Last month, North Korea released Jeffrey Fowle of Miamisburg, Ohio, who was held for nearly six months. He had left a Bible in a nightclub in the hope that it would reach North Korea’s underground Christian community.

Joseph DeTrani, the former North Korea mission manager for the DNI, said the releases are a hopeful sign that North Korea “wants to come out of the penalty box.”

“The North Koreans want to come back to negotiations,” said DeTrani, who leads an intelligence contractor trade group. “They are going through a bad patch. The last two years have been a disaster. They are more and more of an isolated state.”

Bae and Miller had told The Associated Press that they believed their only chance of release was the intervention of a high-ranking government official or a senior U.S. statesman. Previously, former presidents Bill Clinton and Jimmy Carter had gone to North Korea on separate occasions to take detainees home.

Victor Cha, a North Korea expert and former national security official in the George W. Bush administration, said Clapper was the most senior U.S. official to visit North Korea since then-Secretary of State Madeleine Albright went in 2000 and met with Kim Jong Il, Kim Jong Un’s father.

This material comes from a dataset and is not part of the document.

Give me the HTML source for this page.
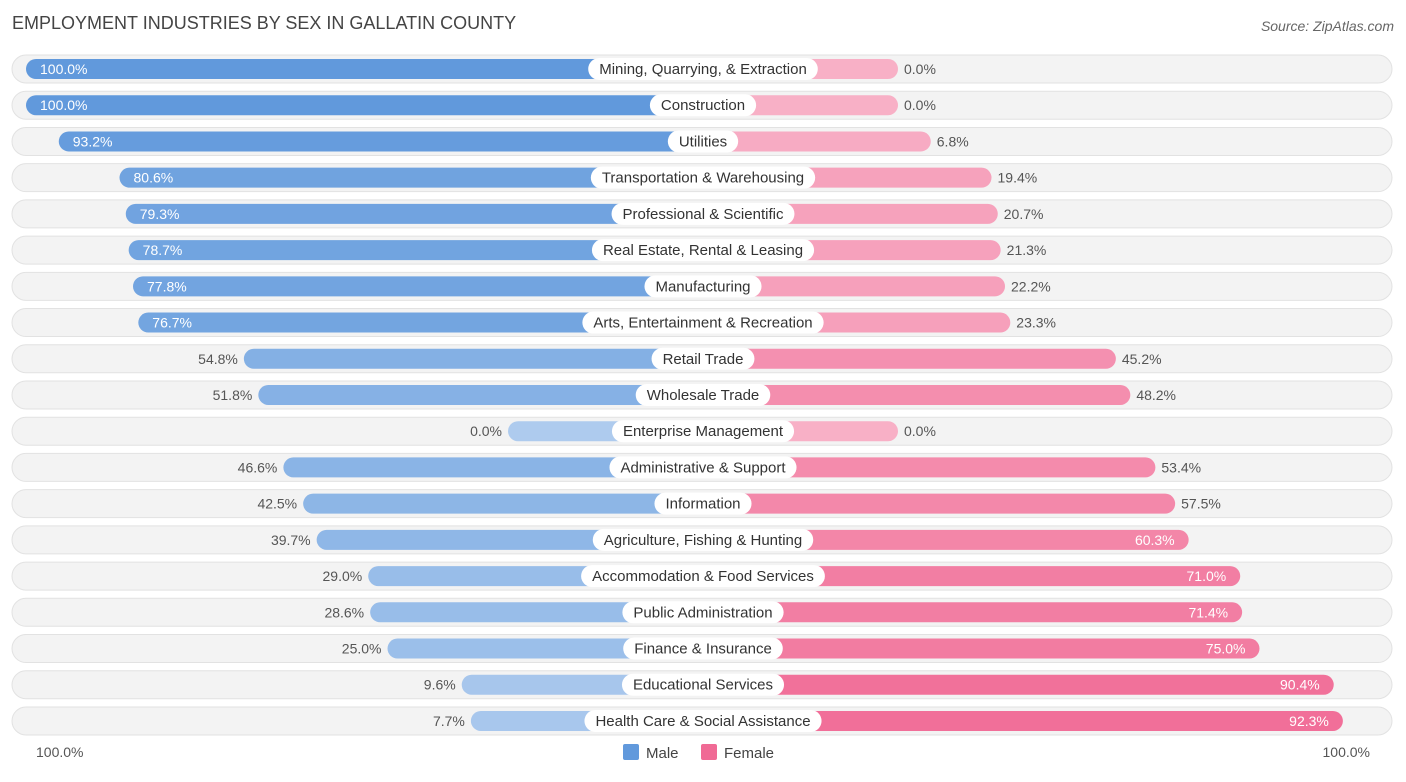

Cha said sending Clapper would have satisfied North Korea’s desire for a Cabinet-level visitor, while avoiding some of the diplomatic baggage of dispatching a regular U.S. government official. The U.S. and North Korea do not have formal ties, a legacy of the 1950-53 Korean War that ended without a peace treaty.

The detainee releases do not herald a change in U.S. posture regarding North Korea’s disputed nuclear program, the main source of tension between Pyongyang and Washington, said a senior administration official who spoke on condition of anonymity to discuss national security matters.

International aid-for-disarmament talks have been stalled since 2008.

The last concerted U.S. effort to restart those negotiations collapsed in spring 2012.

The U.S. notified allies of Clapper’s trip to North Korea and alerted members of the congressional leadership once his visit was under way, the official said.